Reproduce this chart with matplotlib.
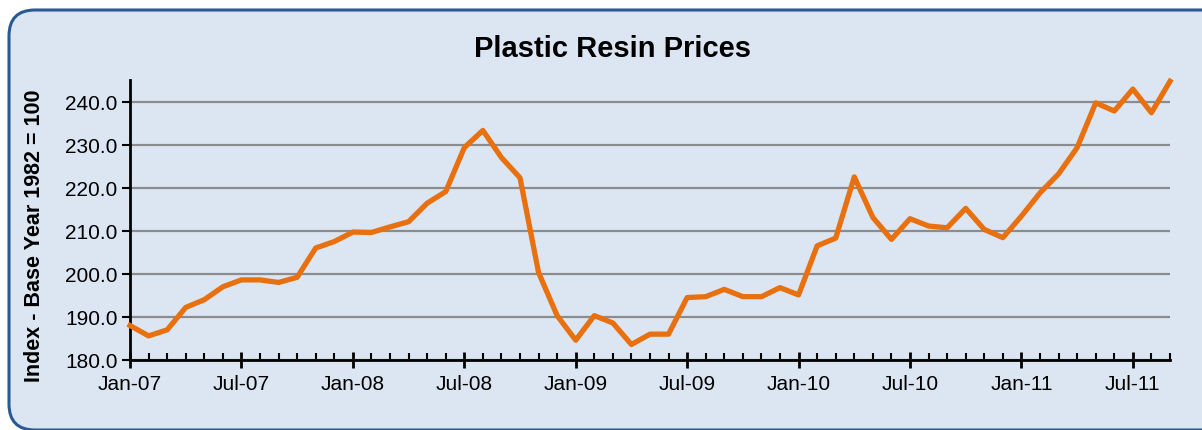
import matplotlib
matplotlib.use("Agg")
import matplotlib.pyplot as plt
from matplotlib.patches import FancyBboxPatch
from matplotlib.ticker import MultipleLocator, FixedLocator

plt.rcParams["font.family"] = ["Liberation Sans", "DejaVu Sans"]

# monthly index, Jan-07 .. Sep-11
prices = [188.0, 185.6, 187.0, 192.2, 194.0, 197.0, 198.6, 198.6, 198.0, 199.2, 206.0, 207.5,
          209.7, 209.6, 210.9, 212.1, 216.4, 219.1, 229.3, 233.3, 227.0, 222.3, 200.3, 190.3,
          184.6, 190.3, 188.6, 183.6, 186.0, 186.0, 194.5, 194.7, 196.4, 194.7, 194.7, 196.8,
          195.1, 206.5, 208.3, 222.5, 213.1, 208.0, 212.8, 211.1, 210.7, 215.2, 210.3, 208.4,
          213.4, 218.8, 223.2, 229.3, 239.7, 237.8, 242.9, 237.4, 244.7]
tick_labels = ["Jan-07", "Jul-07", "Jan-08", "Jul-08", "Jan-09", "Jul-09",
               "Jan-10", "Jul-10", "Jan-11", "Jul-11"]
months = list(range(len(prices)))

bg = "#dce6f2"
fig = plt.figure(figsize=(12.02, 4.31), dpi=100)
fig.patch.set_facecolor("white")

# rounded background panel
back = fig.add_axes([0, 0, 1, 1])
back.set_xlim(0, 1202)
back.set_ylim(431, 0)
back.axis("off")
back.add_patch(FancyBboxPatch((9, 11), 1225, 420, boxstyle="round,pad=0,rounding_size=26",
                              facecolor=bg, edgecolor="#2a5a92", linewidth=2.2))

ax = fig.add_axes([130 / 1202, 1 - 361 / 431, (1170 - 130) / 1202, (361 - 81) / 431])
ax.set_facecolor(bg)
ax.plot(months, prices, color="#e8700f", linewidth=3.8, clip_on=False, zorder=3)

ax.set_xlim(0, 56)
ax.set_ylim(180, 245)
ax.set_yticks(range(180, 241, 10))
ax.set_yticklabels([f"{v:.1f}" for v in range(180, 241, 10)])
ax.xaxis.set_major_locator(FixedLocator(range(0, 57, 6)))
ax.set_xticklabels(tick_labels)
ax.xaxis.set_minor_locator(MultipleLocator(1))

ax.grid(axis="y", color="#8c8c8c", linewidth=1.6)
ax.set_axisbelow(True)
for s in ["top", "right"]:
    ax.spines[s].set_visible(False)
for s in ["left", "bottom"]:
    ax.spines[s].set_linewidth(2)
    ax.spines[s].set_color("black")

ax.tick_params(axis="x", which="major", direction="inout", length=12, width=2, labelsize=15, pad=4)
ax.tick_params(axis="x", which="minor", direction="in", length=5, width=1.5)
ax.tick_params(axis="y", direction="out", length=6, width=1.5, labelsize=15, pad=3)

fig.text(612 / 1202, 1 - 57 / 431, "Plastic Resin Prices", fontsize=21, fontweight="bold",
         ha="center", va="baseline")
fig.text(35 / 1202, 1 - 236 / 431, "Index - Base Year 1982 = 100", fontsize=15.5, fontweight="bold",
         rotation=90, ha="center", va="center")

fig.savefig("out.png", dpi=100)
________________
What the task requires >> Without the pictures, transcribe the listing above exactly.

Final result >>
Reproduce this chart with matplotlib.
import matplotlib
matplotlib.use("Agg")
import matplotlib.pyplot as plt
from matplotlib.patches import FancyBboxPatch
from matplotlib.ticker import MultipleLocator, FixedLocator

plt.rcParams["font.family"] = ["Liberation Sans", "DejaVu Sans"]

# monthly index, Jan-07 .. Sep-11
prices = [188.0, 185.6, 187.0, 192.2, 194.0, 197.0, 198.6, 198.6, 198.0, 199.2, 206.0, 207.5,
          209.7, 209.6, 210.9, 212.1, 216.4, 219.1, 229.3, 233.3, 227.0, 222.3, 200.3, 190.3,
          184.6, 190.3, 188.6, 183.6, 186.0, 186.0, 194.5, 194.7, 196.4, 194.7, 194.7, 196.8,
          195.1, 206.5, 208.3, 222.5, 213.1, 208.0, 212.8, 211.1, 210.7, 215.2, 210.3, 208.4,
          213.4, 218.8, 223.2, 229.3, 239.7, 237.8, 242.9, 237.4, 244.7]
tick_labels = ["Jan-07", "Jul-07", "Jan-08", "Jul-08", "Jan-09", "Jul-09",
               "Jan-10", "Jul-10", "Jan-11", "Jul-11"]
months = list(range(len(prices)))

bg = "#dce6f2"
fig = plt.figure(figsize=(12.02, 4.31), dpi=100)
fig.patch.set_facecolor("white")

# rounded background panel
back = fig.add_axes([0, 0, 1, 1])
back.set_xlim(0, 1202)
back.set_ylim(431, 0)
back.axis("off")
back.add_patch(FancyBboxPatch((9, 11), 1225, 420, boxstyle="round,pad=0,rounding_size=26",
                              facecolor=bg, edgecolor="#2a5a92", linewidth=2.2))

ax = fig.add_axes([130 / 1202, 1 - 361 / 431, (1170 - 130) / 1202, (361 - 81) / 431])
ax.set_facecolor(bg)
ax.plot(months, prices, color="#e8700f", linewidth=3.8, clip_on=False, zorder=3)

ax.set_xlim(0, 56)
ax.set_ylim(180, 245)
ax.set_yticks(range(180, 241, 10))
ax.set_yticklabels([f"{v:.1f}" for v in range(180, 241, 10)])
ax.xaxis.set_major_locator(FixedLocator(range(0, 57, 6)))
ax.set_xticklabels(tick_labels)
ax.xaxis.set_minor_locator(MultipleLocator(1))

ax.grid(axis="y", color="#8c8c8c", linewidth=1.6)
ax.set_axisbelow(True)
for s in ["top", "right"]:
    ax.spines[s].set_visible(False)
for s in ["left", "bottom"]:
    ax.spines[s].set_linewidth(2)
    ax.spines[s].set_color("black")

ax.tick_params(axis="x", which="major", direction="inout", length=12, width=2, labelsize=15, pad=4)
ax.tick_params(axis="x", which="minor", direction="in", length=5, width=1.5)
ax.tick_params(axis="y", direction="out", length=6, width=1.5, labelsize=15, pad=3)

fig.text(612 / 1202, 1 - 57 / 431, "Plastic Resin Prices", fontsize=21, fontweight="bold",
         ha="center", va="baseline")
fig.text(35 / 1202, 1 - 236 / 431, "Index - Base Year 1982 = 100", fontsize=15.5, fontweight="bold",
         rotation=90, ha="center", va="center")

fig.savefig("out.png", dpi=100)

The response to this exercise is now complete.